Je ne crois pas que Tannhäuser soit un obsédé du sexe ni qu’il en ait horreur, il est jeune, il vit l’instant et oui, c’est l’entourage qui veut le culpabiliser. Lui est plus victime, plus innocent et la voix de Vogt convient à merveille, une voix plus claire, plus juvénile : le Pape aurait dû lui pardonner..Non, Vénus n’est pas immonde ! C’est un excès de chair, une luxuriance comme celle de ces représentations pariétales ou des arts premiers, le sexe c’est aussi la vie. Et puis cette gangue immobilise l’artiste qui est obligé de faire passer la sensualité, la féminité dans la voix seule.
Pour rester dans les corps, je crois que les pieds sont des ex-voto propitiatoires, un pèlerin cela marche beaucoup et avec le poids de cette pépite pour payer son absolution ! (Tannhäuser venu nu-pieds et mains vides n’avait aucune chance).
Il n’y a pas besoin de faute collective puisque le péché existe par pensée, par action et même originellement sans rien faire.Je n’étais pas à Munich et l’avantage est qu’à la retransmission un cadrage nouveau se surimpose à la mise en scène. Par exemple, dans le récit du retour de Rome. il resserre l’action sur Vogt , Vogt revit la scène, il revoit le Pape, il ne comprend pas parce qu’il était sincère, son jeu est parfait et la voix parfaitement en accord.

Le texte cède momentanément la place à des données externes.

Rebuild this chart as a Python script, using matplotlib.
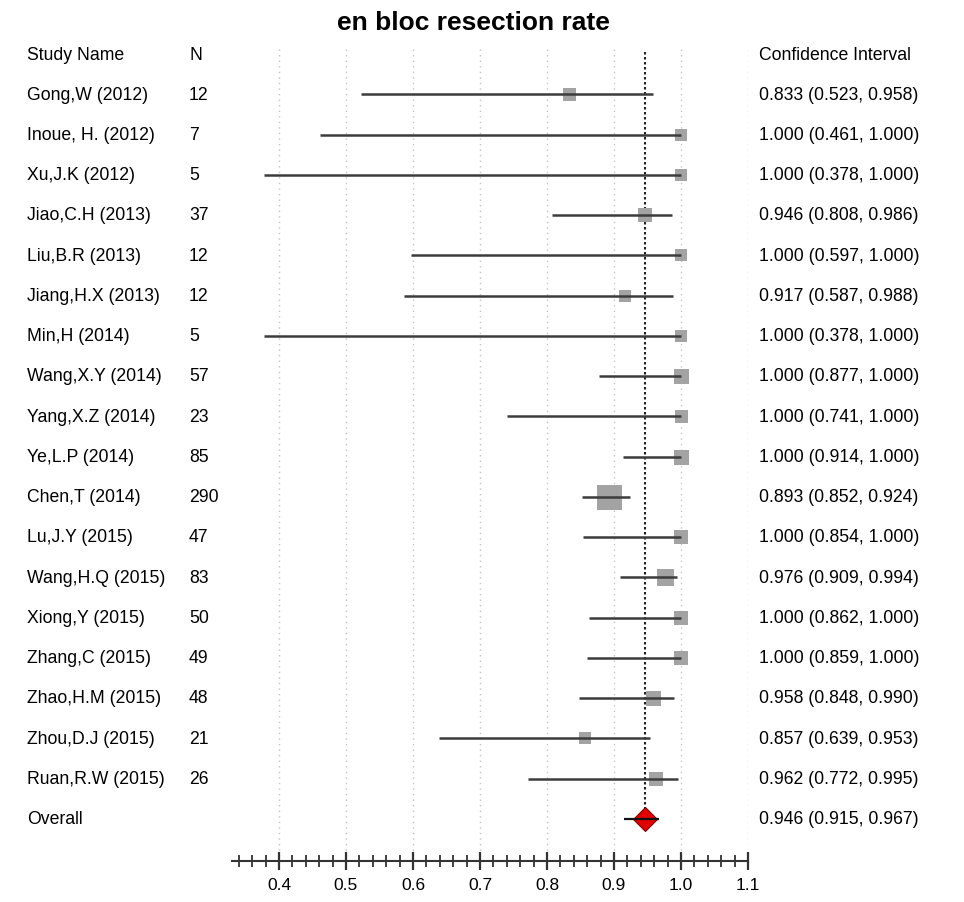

Les tables d’autopsie –vos sarcophages-sont reléguées, heureusement, dans un coin de l’écran disparaissant presque.
Dernier désaccord il n’y aura pas d’union et les grains de poussière resteront des grains séparés à jamais.
Seuls les esprits vivants peuvent s’unir, (quelques fois avec l’aide de la chair).Que faire ? Peut-être revoir le Tannhäuser donné en français à Monte-Carlo ?
Le contraste avec quelques beaux moments sera saisissant. -
19 août 2017 à 14 h 54 min #1723
J’aurais dû me relire plus attentivement avant de poster ce « t » malencontreux et plus impardonnable encore d’avoir mal orthographié le nom de Petrenko, c’est que j’étais encore rempli d’admiration pour sa direction d’orchestre et que je n’ai pas de correcteur.
Correcteur, peut-être un métier qui se perd : je lis dans la presse, dans la distribution du Götterdämmerung que les nornes sont des sorcières ! Pourquoi vouloir traduire Norn et autrement que par Norne. Une acception qui exclu toute relation avec le diable pour opérer des maléfices et qui définit les Nornes à l’instar des Parques comme seules tributaire du destin. -
19 août 2017 à 14 h 57 min #1725
…..Et j’aurais moi même dû voir et corriger Petrenko en relisant votre texte avant de le valider. On partage donc la faute….
Tout a fait d’accord avec vous, quelle bêtise de traduire Norne par « sorcière »….. c’est n’importe quoi!!